Goalies: This is Petersen’s net now. Over the past three seasons, the only goalie worse than Jonathan Quick’s 5v5 GSAA according to naturalstattrick.com’s model is Martin Jones, and Quick ranks 74th out of 79 goalies (min. 1,000 TOI) with a -0.43 GSAA/60. At 35 years old, much of the quickness and athleticism that had made him so successful has been lost over time and injury, which puts the 26-year-old Petersen, who ranked 16th with a 0.23 GSAA/60, at the forefront in his first season as the undisputed starter. Petersen had won the starting job through merit, eventually ousting both Peter Budaj and Jack Campbell with a .923 Sv% in his first two seasons with the Kings to be Quick’s successor. Signing with the Kings ended up being an astute decision by Petersen, who was looking for opportunity to play right away following three outstanding seasons at Notre Dame; the Sabres, who had drafted him in the fifth round in 2013, had Robin Lehner, Linus Ullmark and Jonas Johansson – none of whom remain – ahead of him at the time. The Kings might challenge for a playoff spot in a very weak Pacific Division, and Petersen should be extra motivated as he prepares for unrestricted free agency entering the final year of three-year contract worth an AAV of $858,333. Petersen is on the lower end of starting goalies because he isn’t expected to win a lot of games, but he should provide excellent value in auction leagues where player values are tied to their real-life cap hit.

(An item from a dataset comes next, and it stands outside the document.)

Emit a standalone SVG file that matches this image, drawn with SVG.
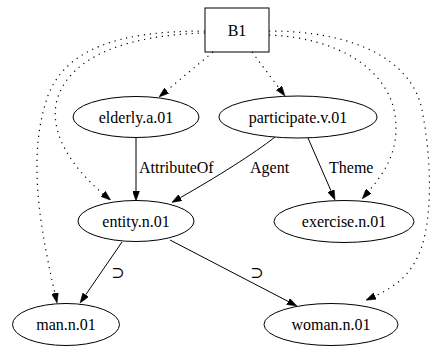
<svg xmlns="http://www.w3.org/2000/svg" width="430" height="347" viewBox="0 0 430 347">
  <style>
    text { font-family: "Liberation Serif", "Times New Roman", "DejaVu Serif", serif; font-size: 16px; fill: #000; }
    .node { fill: none; stroke: #000; stroke-width: 1; }
    .edge { fill: none; stroke: #000; stroke-width: 1; }
    .dotted { stroke-dasharray: 1.2 4.8; stroke-width: 1.2; }
    .mid { text-anchor: middle; }
    .sym { font-family: "DejaVu Serif", serif; font-size: 16px; }
  </style>
  <defs>
    <marker id="arrow" viewBox="0 0 10 7" refX="0" refY="3.5" markerWidth="10" markerHeight="7" markerUnits="userSpaceOnUse" orient="auto">
      <path d="M0,0 L10,3.5 L0,7 z" fill="#000" stroke="#000" stroke-width="0.5"/>
    </marker>
  </defs>
  <rect width="430" height="347" fill="#fff"/>

  <g id="edges">
    <!-- dotted edges out of B1 -->
    <path class="edge dotted" d="M213,52 L166.7,90.6" marker-end="url(#arrow)"/>
    <path class="edge dotted" d="M252,52 L279,88" marker-end="url(#arrow)"/>
    <path class="edge dotted" d="M205,33 C130,35 70,55 57,100 C48,135 75,170 103.1,193.8" marker-end="url(#arrow)"/>
    <path class="edge dotted" d="M205,31 C120,31 60,48 45,105 C27,165 43,240 54.9,293.2" marker-end="url(#arrow)"/>
    <path class="edge dotted" d="M269,35 C340,38 388,70 395,115 C400,150 385,172 368.7,191.2" marker-end="url(#arrow)"/>
    <path class="edge dotted" d="M269,31 C355,31 412,60 422,110 C432,160 434,230 415,262 C405,280 390,289 375,296" marker-end="url(#arrow)"/>

    <!-- semantic role edges -->
    <path class="edge" d="M136,138 L136,191" marker-end="url(#arrow)"/>
    <text x="139" y="173">AttributeOf</text>
    <path class="edge" d="M275,137 C255,153 215,178 180.4,197.6" marker-end="url(#arrow)"/>
    <text x="250" y="173">Agent</text>
    <path class="edge" d="M308,138 L331,190.8" marker-end="url(#arrow)"/>
    <text x="329" y="173">Theme</text>

    <!-- hyponym edges -->
    <path class="edge" d="M122,242 L85.7,294.8" marker-end="url(#arrow)"/>
    <text class="mid sym" x="118" y="278">⊃</text>
    <path class="edge" d="M170,240 L288.1,301.4" marker-end="url(#arrow)"/>
    <text class="mid sym" x="257" y="278">⊃</text>
  </g>

  <g id="B1">
    <rect class="node" x="205" y="8" width="64" height="44"/>
    <text class="mid" x="237" y="35.5">B1</text>
  </g>
  <g id="elderly.a.01">
    <ellipse class="node" cx="136" cy="117" rx="63" ry="20.5"/>
    <text class="mid" x="136" y="122.5">elderly.a.01</text>
  </g>
  <g id="participate.v.01">
    <ellipse class="node" cx="298" cy="117" rx="79" ry="21"/>
    <text class="mid" x="298" y="122.5">participate.v.01</text>
  </g>
  <g id="entity.n.01">
    <ellipse class="node" cx="136" cy="221" rx="58" ry="20.5"/>
    <text class="mid" x="136" y="226.5">entity.n.01</text>
  </g>
  <g id="exercise.n.01">
    <ellipse class="node" cx="344" cy="221.5" rx="70" ry="21"/>
    <text class="mid" x="344" y="227">exercise.n.01</text>
  </g>
  <g id="man.n.01">
    <ellipse class="node" cx="66" cy="324.5" rx="53.5" ry="21"/>
    <text class="mid" x="66" y="330">man.n.01</text>
  </g>
  <g id="woman.n.01">
    <ellipse class="node" cx="331" cy="324.5" rx="67" ry="21"/>
    <text class="mid" x="331" y="330">woman.n.01</text>
  </g>
</svg>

Outlook: Under GM Rob Blake’s watch, the Kings’ wins totals have dipped every season, but things are expected to trend up in his fifth season. Their young core of players, led by Byfield and Alex Turcotte, are expected to take another step this season, and though it’s unlikely they’ll be successful right away, the Kings are being hailed as one of the teams who have rebuilt the right way. The holes that remain – lack of elite scoring talent, experience on defense even after adding Alex Edler – are problems that are expected to resolve themselves over time.
THN’s Pool Guide has Kopitar leading the team in scoring yet again with 65 points, but they also have six other players projected to score at least 40: Arvidsson, Iafallo, Kempe, Brown, Doughty and Phillip Danault. There was a time when the Kings were the paupers of the California-based teams, but they’re now firmly in a position for ascension.